I once heard from someone after months of silence and knew exactly what was coming before I opened the message. Sure enough, it was a request, warmly phrased and carefully timed. I said yes that day because I wanted to be generous. Later I realized I had confused access with closeness.

Convenience friendship can look real for a long time because the contact feels active. There are texts, calls, plans, favors and little bursts of appreciation. The missing piece is mutual investment. Your presence is valued mainly for what it provides.

People who use others often become very good at sounding affectionate. They may even mean some of what they say. Still, the pattern tells the truth. If the relationship wakes up only when they need something, your role has become functional more than relational.

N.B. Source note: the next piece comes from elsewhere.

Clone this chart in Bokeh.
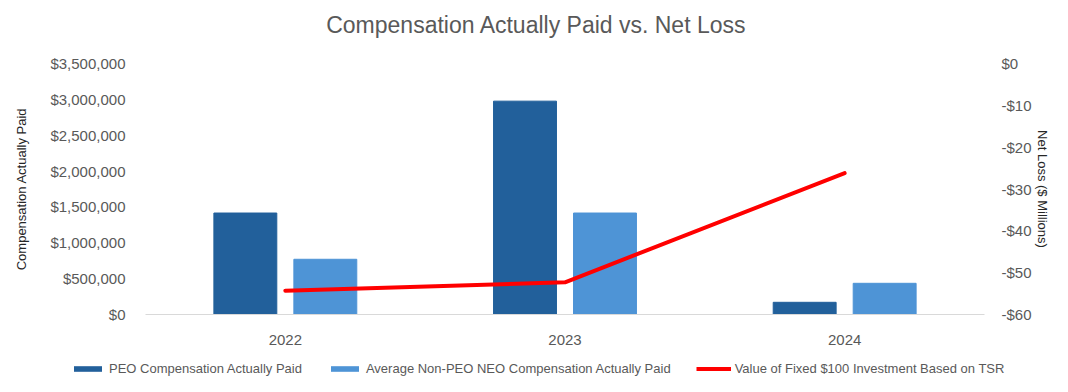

A strong friendship includes care during ordinary moments too. Check-ins happen without an agenda. Help flows in more than one direction over time. You feel wanted as a person, not mainly as a resource.

10. The Energy Hijacker

You know that feeling when a conversation starts in one place and somehow ends with you carrying all the emotional weight. I’ve had encounters where I walked in feeling calm and walked out feeling mentally crowded. The person had not done one obviously offensive thing. They had simply taken over the atmosphere.

This type of friend dominates with intensity. They talk over you, steer every topic back to themselves and fill the room with reactions so strong that everyone else starts adjusting around them. Emotional space disappears quickly in relationships like this.

My friend once described a dinner companion who could make the entire table orbit their mood. If they were annoyed, the night tightened. If they were bored, everybody worked harder to keep things lively. If they were upset, every conversation became a rescue mission. That is exhausting because it teaches everyone else to self-edit around one person’s state.

Sometimes an energy hijacker is loud. Sometimes they are dramatic in quieter ways, through sulking, tension, or endless processing. Either way, the friendship can start feeling like emotional crowd control. You spend more time managing the vibe than enjoying the connection.

Calm reciprocity is a beautiful thing in adult friendship. Both people get to take up room. Both people also leave room. When one person repeatedly swallows the emotional oxygen, closeness starts feeling like work.

11. The Friend Who Keeps You Small

This one may be the hardest to name because it often comes wrapped in history. They knew you when you were younger, less sure, less healed, less experienced. Somewhere along the way, you changed. They kept speaking to an older version of you.

I remember reconnecting with someone from years earlier and slipping into an old role within minutes. I became more apologetic, less clear, more eager to please. It surprised me. The dynamic had a memory of me and I started performing it without meaning to.

Identity lock can happen in long relationships. Some friends feel most comfortable when you stay familiar. If you grow, set stronger limits, speak with more confidence, or choose a new direction, they respond with jokes, eye rolls, or subtle dismissals. The message lands quietly. Stay who I expect you to be.

Growth needs room. Adult friendship works best when people can update their picture of each other. That means letting a person become more honest, more peaceful, more ambitious, more private, or simply different than before. A friend who keeps you small may love your past version because it served the old balance of the relationship.

There was a time when I thought loyalty meant staying understandable to everyone who had known me a long time. These days I see it differently. Real loyalty also includes being truthful about who you are now.

Self-respect often grows in the same place where forced roles begin to fade. The friends who fit your life well today are usually the ones who can greet the person you’ve become with warmth, curiosity and enough openness to let you keep growing.